### Job
Across the listing below, count the lines that mention the string "Reproduce". Reply with the figure only.

Items listed in a dataset

####################

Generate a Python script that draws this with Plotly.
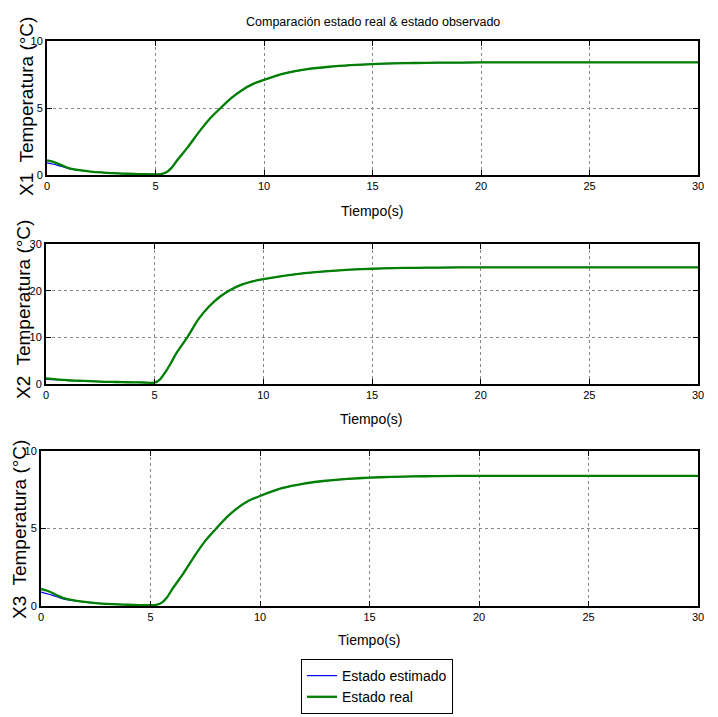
import plotly.graph_objects as go

W, H = 718, 717

# ---- data ----
t = [0, 0.25, 0.5, 0.75, 1, 1.5, 2, 2.5, 3, 3.5, 4, 4.5, 5, 5.25, 5.5, 5.75, 6,
     6.5, 7, 7.5, 8, 8.5, 9, 9.5, 10, 11, 12, 13, 14, 15, 16, 17, 18, 20, 25, 30]

x1_real = [1.1, 1.0, 0.85, 0.68, 0.52, 0.36, 0.26, 0.19, 0.14, 0.11, 0.08, 0.06, 0.05, 0.07, 0.2, 0.55, 1.1,
           2.1, 3.2, 4.2, 5.0, 5.75, 6.35, 6.8, 7.1, 7.6, 7.9, 8.08, 8.2, 8.28, 8.33, 8.36, 8.38, 8.4, 8.4, 8.4]
x1_est = [0.9, 0.82, 0.72, 0.6, 0.48, 0.35, 0.26, 0.19, 0.14, 0.11, 0.08, 0.06, 0.05, 0.07, 0.2, 0.55, 1.1,
          2.1, 3.2, 4.2, 5.0, 5.75, 6.35, 6.8, 7.1, 7.6, 7.9, 8.08, 8.2, 8.28, 8.33, 8.36, 8.38, 8.4, 8.4, 8.4]

x2_real = [1.2, 1.1, 1.0, 0.9, 0.8, 0.7, 0.6, 0.5, 0.45, 0.4, 0.35, 0.32, 0.3, 1.0, 2.6, 4.5, 6.6,
           10.0, 13.8, 16.6, 18.7, 20.2, 21.3, 22.0, 22.45, 23.2, 23.8, 24.2, 24.5, 24.7, 24.85, 24.9, 24.95, 25.0, 25.0, 25.0]
x2_est = [1.0, 0.95, 0.9, 0.84, 0.77, 0.68, 0.6, 0.5, 0.45, 0.4, 0.35, 0.32, 0.3, 1.0, 2.6, 4.5, 6.6,
          10.0, 13.8, 16.6, 18.7, 20.2, 21.3, 22.0, 22.45, 23.2, 23.8, 24.2, 24.5, 24.7, 24.85, 24.9, 24.95, 25.0, 25.0, 25.0]

x3_real = x1_real
x3_est = [0.9, 0.8, 0.7, 0.58, 0.46, 0.34, 0.25, 0.19, 0.14, 0.11, 0.08, 0.06, 0.05, 0.07, 0.2, 0.55, 1.1,
          2.1, 3.2, 4.2, 5.0, 5.75, 6.35, 6.8, 7.1, 7.6, 7.9, 8.08, 8.2, 8.28, 8.33, 8.36, 8.38, 8.4, 8.4, 8.4]

x_ticks = [0, 5, 10, 15, 20, 25, 30]
y_ticks = [[0, 5, 10], [0, 10, 20, 30], [0, 5, 10]]
y_ranges = [[0, 10], [0, 30], [0, 10]]
y_labels = ["X1  Temperatura (°C)", "X2  Temperatura (°C)", "X3  Temperatura (°C)"]
title = "Comparación estado real & estado observado"
xlabel = "Tiempo(s)"
names = ["Estado estimado", "Estado real"]

# ---- layout geometry (pixels) ----
boxes = [(47, 698, 41, 175), (46, 698, 244, 384), (41, 698, 451, 606)]
ylab_x = [26, 23, 19]
ylab_y = [107, 310, 530]
xlab_y = [211, 419, 640]

FONT = "Liberation Sans, Arial, sans-serif"

fig = go.Figure()
series = [(x1_est, x1_real), (x2_est, x2_real), (x3_est, x3_real)]
for i, (est, real) in enumerate(series):
    ax = "" if i == 0 else str(i + 1)
    fig.add_trace(go.Scatter(x=t, y=est, mode="lines", name=names[0],
                             line=dict(color="#0000ff", width=1.2, shape="spline", smoothing=0.6),
                             xaxis="x" + ax, yaxis="y" + ax, showlegend=(i == 0)))
    fig.add_trace(go.Scatter(x=t, y=real, mode="lines", name=names[1],
                             line=dict(color="#008000", width=2.3, shape="spline", smoothing=0.6),
                             xaxis="x" + ax, yaxis="y" + ax, showlegend=(i == 0)))

layout = dict(
    width=W, height=H, margin=dict(l=0, r=0, t=0, b=0, autoexpand=False),
    paper_bgcolor="white", plot_bgcolor="white",
    font=dict(family=FONT, size=11, color="black"),
    showlegend=True,
    legend=dict(x=301 / W, y=1 - 659 / H, xanchor="left", yanchor="top",
                bordercolor="black", borderwidth=1, bgcolor="white",
                font=dict(family=FONT, size=14), tracegroupgap=0,
                itemwidth=30),
)
annotations = [dict(text=title, x=0.5 * (48 + 697) / W, y=1 - 22 / H, xref="paper", yref="paper",
                    xanchor="center", yanchor="middle",
                    showarrow=False, font=dict(family=FONT, size=12.5))]
for i, (l, r, tp, bt) in enumerate(boxes):
    ax = "" if i == 0 else str(i + 1)
    layout["xaxis" + ax] = dict(
        domain=[l / W, r / W], range=[0, 30], tickvals=x_ticks,
        anchor="y" + ax, showgrid=True, gridcolor="#888888", griddash="dot", gridwidth=1,
        zeroline=False, showline=True, linecolor="black", linewidth=2, mirror="ticks",
        ticks="inside", ticklen=5, tickcolor="black",
        tickfont=dict(family=FONT, size=11))
    layout["yaxis" + ax] = dict(
        domain=[1 - bt / H, 1 - tp / H], range=y_ranges[i], tickvals=y_ticks[i],
        anchor="x" + ax, showgrid=True, gridcolor="#888888", griddash="dot", gridwidth=1,
        zeroline=False, showline=True, linecolor="black", linewidth=2, mirror="ticks",
        ticks="inside", ticklen=5, tickcolor="black",
        tickfont=dict(family=FONT, size=11))
    annotations.append(dict(text=xlabel, x=(l + r) / 2 / W, y=1 - xlab_y[i] / H,
                            xref="paper", yref="paper", showarrow=False,
                            xanchor="center", yanchor="middle",
                            font=dict(family=FONT, size=14)))
    annotations.append(dict(text=y_labels[i], x=ylab_x[i] / W, y=1 - ylab_y[i] / H,
                            xref="paper", yref="paper", showarrow=False, textangle=-90,
                            xanchor="center", yanchor="middle",
                            font=dict(family=FONT, size=19)))
layout["annotations"] = annotations
fig.update_layout(**layout)
fig.write_html("out.html", config={"displayModeBar": False},
               post_script="document.body.style.margin='0px';")
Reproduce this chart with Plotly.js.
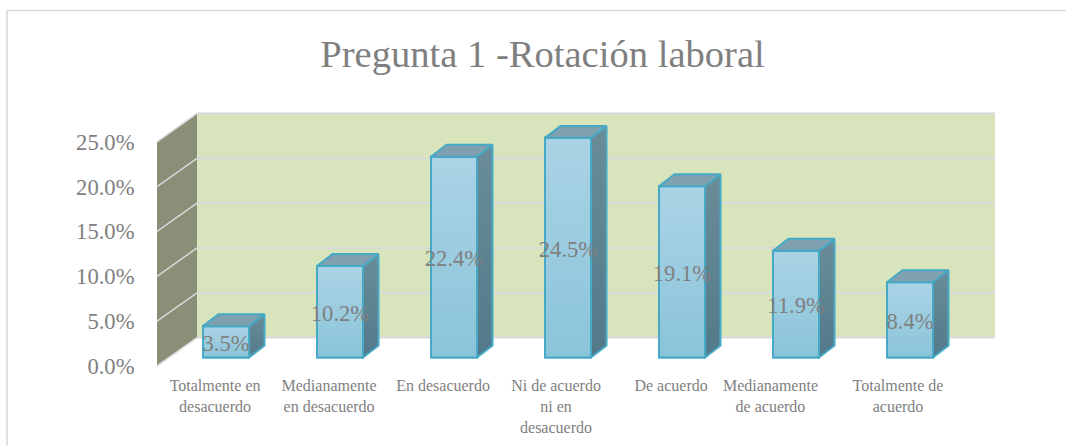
<!DOCTYPE html>
<html>
<head>
<meta charset="utf-8">
<script src="https://cdn.plot.ly/plotly-3.0.1.min.js"></script>
<style>html,body{margin:0;padding:0;background:#fff}#chart{width:1066px;height:446px}</style>
</head>
<body>
<div id="chart"></div>
<script>
const categories = ["Totalmente en<br>desacuerdo","Medianamente<br>en desacuerdo","En desacuerdo","Ni de acuerdo<br>ni en<br>desacuerdo","De acuerdo","Medianamente<br>de acuerdo","Totalmente de<br>acuerdo"];
const values = [3.5, 10.2, 22.4, 24.5, 19.1, 11.9, 8.4];
const valueLabels = ["3.5%","10.2%","22.4%","24.5%","19.1%","11.9%","8.4%"];
const yTicks = [0, 5, 10, 15, 20, 25];
const yTickLabels = ["0.0%","5.0%","10.0%","15.0%","20.0%","25.0%"];
// Where each wrapped category label sits relative to its bar, in category units
const labelShift = [-0.096, -0.096, -0.096, -0.105, -0.096, -0.224, -0.105];

const W = 1066, H = 446;
const m = {l:157, r:66, t:96.5, b:79.5};
const pxPerCat = 114, pxPerPct = 9, firstBarPx = 226;
const xLo = (m.l - firstBarPx) / pxPerCat;
const xHi = (W - m.r - firstBarPx) / pxPerCat;
const yHi = (H - m.t - m.b) / pxPerPct;

// pseudo-3D projection, in axis units
const halfBar = 23 / pxPerCat;
const barDepthX = 15.5 / pxPerCat, barDepthY = 12 / pxPerPct;
const barBase = 8.5 / pxPerPct;
const wallDepthX = 40 / pxPerCat, wallDepthY = 28.5 / pxPerPct;
const wallRight = (995 - firstBarPx) / pxPerCat;
const wallBack = xLo + wallDepthX;
const labelDrop = 3.5 / pxPerPct;

const FONT = "'Liberation Serif','Times New Roman',serif";
const GREY = "#7f7f7f", STROKE = "#46a9c5", GRID = "#d9d9d9";

const poly = (xs, ys) => "M" + xs.map((x,i)=>x+","+ys[i]).join("L") + "Z";
const shapes = [];
// chart frame: only the top and left edges fall inside the picture
const px2x = p => (p - m.l) / (W - m.l - m.r);
const px2y = p => 1 - (p - m.t) / (H - m.t - m.b);
shapes.push({type:"line", xref:"paper", yref:"paper", x0:px2x(7), x1:px2x(W), y0:px2y(9.7), y1:px2y(9.7), line:{color:GRID,width:1.6}, layer:"below"});
shapes.push({type:"line", xref:"paper", yref:"paper", x0:px2x(7), x1:px2x(7), y0:px2y(9.7), y1:px2y(H), line:{color:GRID,width:1.6}, layer:"below"});
// back wall & side wall
const maxTick = yTicks[yTicks.length-1];
shapes.push({type:"path", xref:"x", yref:"y", layer:"below", line:{width:0},
  path:poly([wallBack,wallRight,wallRight,wallBack],[wallDepthY,wallDepthY,maxTick+wallDepthY,maxTick+wallDepthY]), fillcolor:"#d7e4bc"});
shapes.push({type:"path", xref:"x", yref:"y", layer:"below", line:{width:0},
  path:poly([xLo,wallBack,wallBack,xLo],[0,wallDepthY,maxTick+wallDepthY,maxTick]), fillcolor:"#8a8f78"});
yTicks.forEach(t=>{
  shapes.push({type:"line", xref:"x", yref:"y", layer:"below", x0:wallBack, x1:wallRight, y0:t+wallDepthY, y1:t+wallDepthY, line:{color:GRID,width:2}});
  shapes.push({type:"line", xref:"x", yref:"y", layer:"below", x0:xLo, x1:wallBack, y0:t, y1:t+wallDepthY, line:{color:GRID,width:1.5}});
});

const idx = values.map((_,i)=>i);
const traces = [{
  type:"bar", x:idx, y:values, base:values.map(()=>barBase), width:2*halfBar,
  marker:{color:"#9accdf", line:{color:STROKE,width:2}}, hoverinfo:"skip", showlegend:false
}];
values.forEach((v,i)=>{
  const L=i-halfBar, R=i+halfBar, B=barBase, T=barBase+v;
  const common = {type:"scatter", mode:"lines", fill:"toself", hoverinfo:"skip", showlegend:false, cliponaxis:false, line:{color:STROKE,width:2}};
  traces.push(Object.assign({}, common, {x:[L,R,R,L,L], y:[B,B,T,T,B],
    fillgradient:{type:"vertical", colorscale:[[0,"#8ac4d9"],[1,"#abd3e5"]]}}));
  traces.push(Object.assign({}, common, {x:[R,R+barDepthX,R+barDepthX,R,R], y:[B,B+barDepthY,T+barDepthY,T,B],
    fillgradient:{type:"vertical", colorscale:[[0,"#527a8a"],[1,"#6a8c99"]]}}));
  traces.push(Object.assign({}, common, {x:[L,L+barDepthX,R+barDepthX,R,L], y:[T,T+barDepthY,T+barDepthY,T,T],
    fillcolor:"#7fa1af"}));
});
traces.push({type:"scatter", mode:"text", x:idx, y:values.map(v=>barBase+v/2-labelDrop), text:valueLabels, textposition:"middle center",
  textfont:{family:FONT,size:22.6,color:GREY}, hoverinfo:"skip", showlegend:false, cliponaxis:false});

const layout = {
  width:W, height:H, margin:m, paper_bgcolor:"#ffffff", plot_bgcolor:"rgba(0,0,0,0)", showlegend:false,
  title:{text:"Pregunta 1 -Rotación laboral", font:{family:FONT,size:38.6,color:GREY}, xref:"container", yref:"container", x:542.5/W, y:1-53.5/H, xanchor:"center", yanchor:"middle"},
  xaxis:{range:[xLo,xHi], tickmode:"array", tickvals:idx.map(i=>i+labelShift[i]), ticktext:categories, ticks:"outside", ticklen:5, tickcolor:"rgba(0,0,0,0)",
    tickangle:0, tickfont:{family:FONT,size:16,color:GREY}, showgrid:false, zeroline:false, showline:false, automargin:false},
  yaxis:{range:[0,yHi], tickmode:"array", tickvals:yTicks, ticktext:yTickLabels, ticks:"outside", ticklen:17, tickcolor:"rgba(0,0,0,0)",
    tickfont:{family:FONT,size:22.6,color:GREY}, showgrid:false, zeroline:false, showline:false, automargin:false},
  shapes:shapes
};
Plotly.newPlot("chart", traces, layout, {displayModeBar:false, staticPlot:true});
</script>
</body>
</html>
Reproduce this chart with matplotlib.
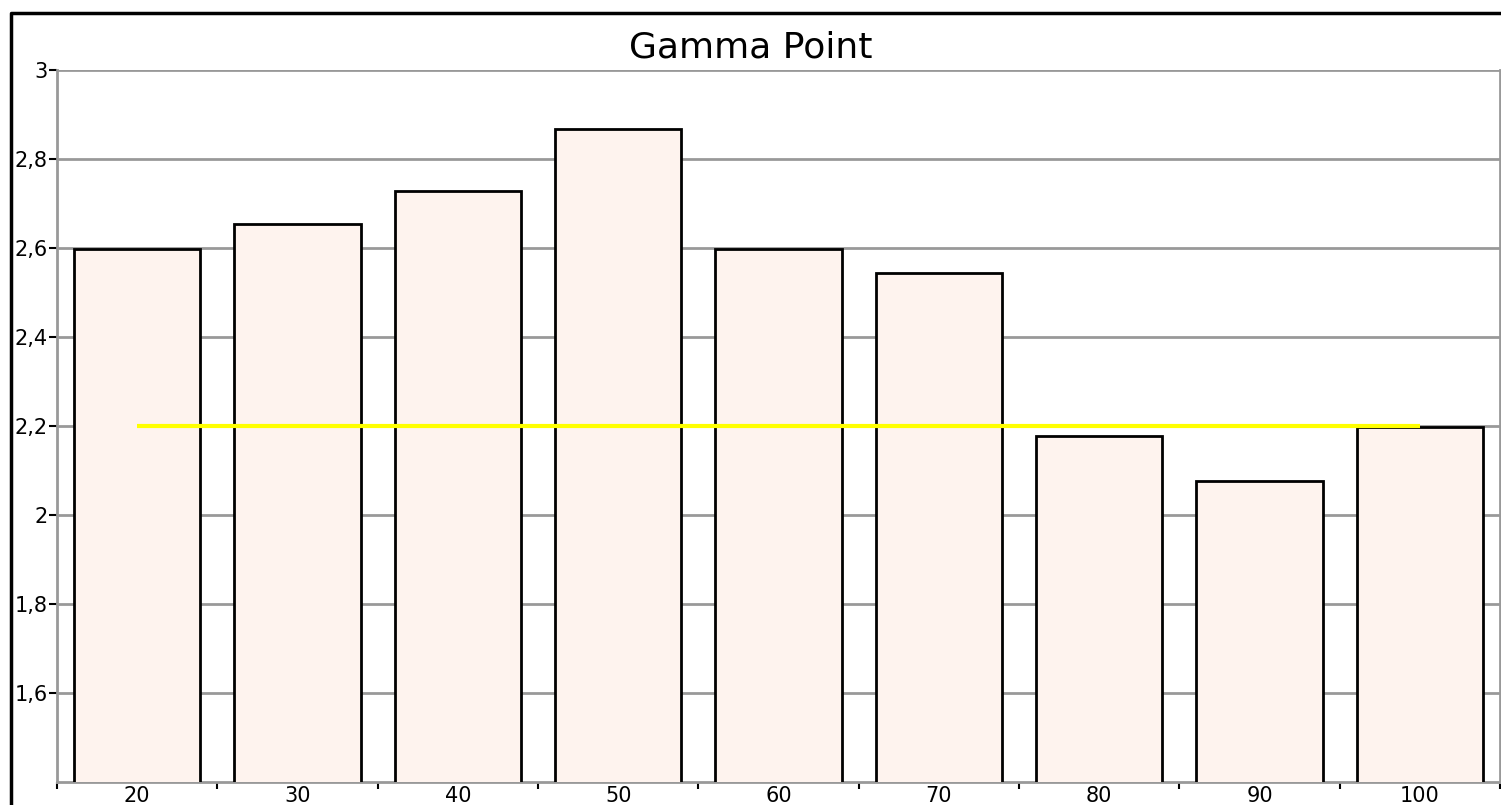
import matplotlib
matplotlib.use("Agg")
import matplotlib.pyplot as plt
from matplotlib.lines import Line2D
import numpy as np

categories = ["20", "30", "40", "50", "60", "70", "80", "90", "100"]
values = [2.598, 2.655, 2.728, 2.867, 2.598, 2.544, 2.178, 2.076, 2.198]
target = [2.2] * 9
yticks = [1.6, 1.8, 2.0, 2.2, 2.4, 2.6, 2.8, 3.0]
ytick_labels = ["1,6", "1,8", "2", "2,2", "2,4", "2,6", "2,8", "3"]

W, H = 1501, 805
fig = plt.figure(figsize=(W / 100, H / 100), dpi=100)
plt.rcParams['font.family'] = ['DejaVu Sans']
ax = fig.add_axes([57 / W, (H - 782) / H, (1500 - 57) / W, (782 - 70) / H])

x = np.arange(len(categories))
ax.bar(x, values, width=0.79, color="#FEF3EE", edgecolor="black", linewidth=2, zorder=3)
ax.plot(x, target, color="#FFFF00", linewidth=3, zorder=4, solid_capstyle="butt")

ax.set_xlim(-0.5, len(categories) - 0.5)
ax.set_ylim(1.4, 3.0)
ax.set_yticks(yticks)
ax.set_yticklabels(ytick_labels, fontsize=15)
ax.set_xticks(x)
ax.set_xticklabels(categories, fontsize=15)
ax.tick_params(axis="x", which="major", length=0, pad=3)
ax.set_xticks(np.arange(-0.5, len(categories)), minor=True)
ax.tick_params(axis="x", which="minor", length=5, width=1.5, color="black", direction="out")
ax.tick_params(axis="y", length=6, width=1.5, color="black", pad=0.5)

ax.grid(axis="y", color="#999999", linewidth=2, zorder=0)
ax.set_axisbelow(True)
for s in ["left", "bottom", "right"]:
    ax.spines[s].set_color("#999999")
    ax.spines[s].set_linewidth(2)
ax.spines["top"].set_visible(False)

fig.text(0.5, 1 - 57 / H, "Gamma Point", ha="center", va="baseline", fontsize=26)

# outer border (left and top)
fig.add_artist(Line2D([11 / W, 11 / W, 1.0], [0.0, 1 - 13 / H, 1 - 13 / H],
                      transform=fig.transFigure, color="black", linewidth=2.5))

fig.savefig("out.png", dpi=100)
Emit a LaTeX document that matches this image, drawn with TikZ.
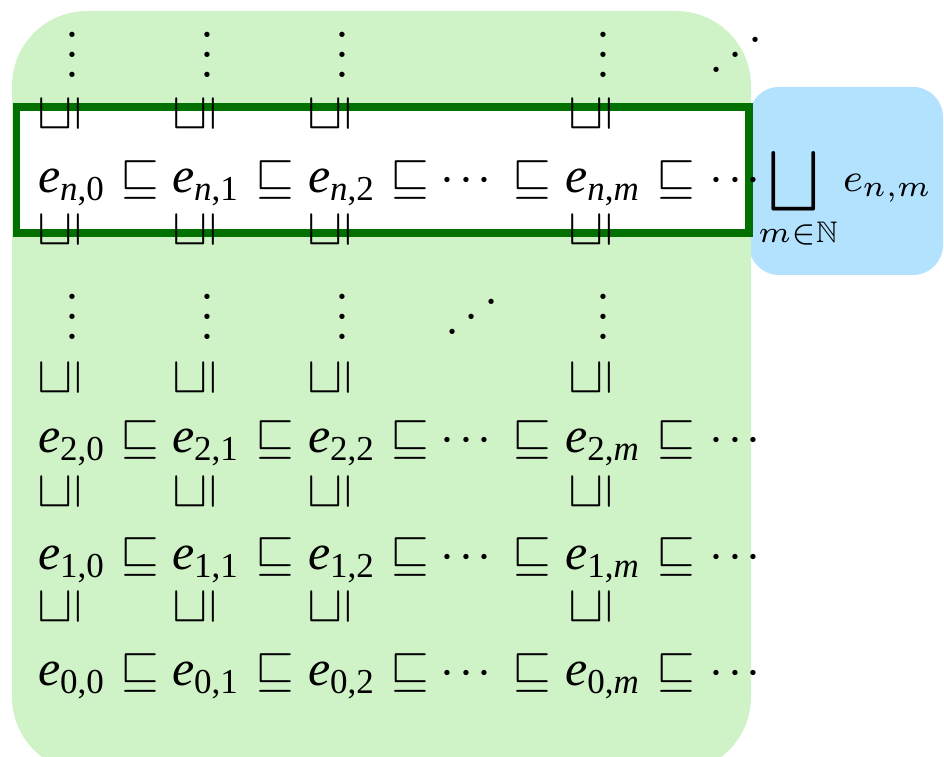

####################

### Output
2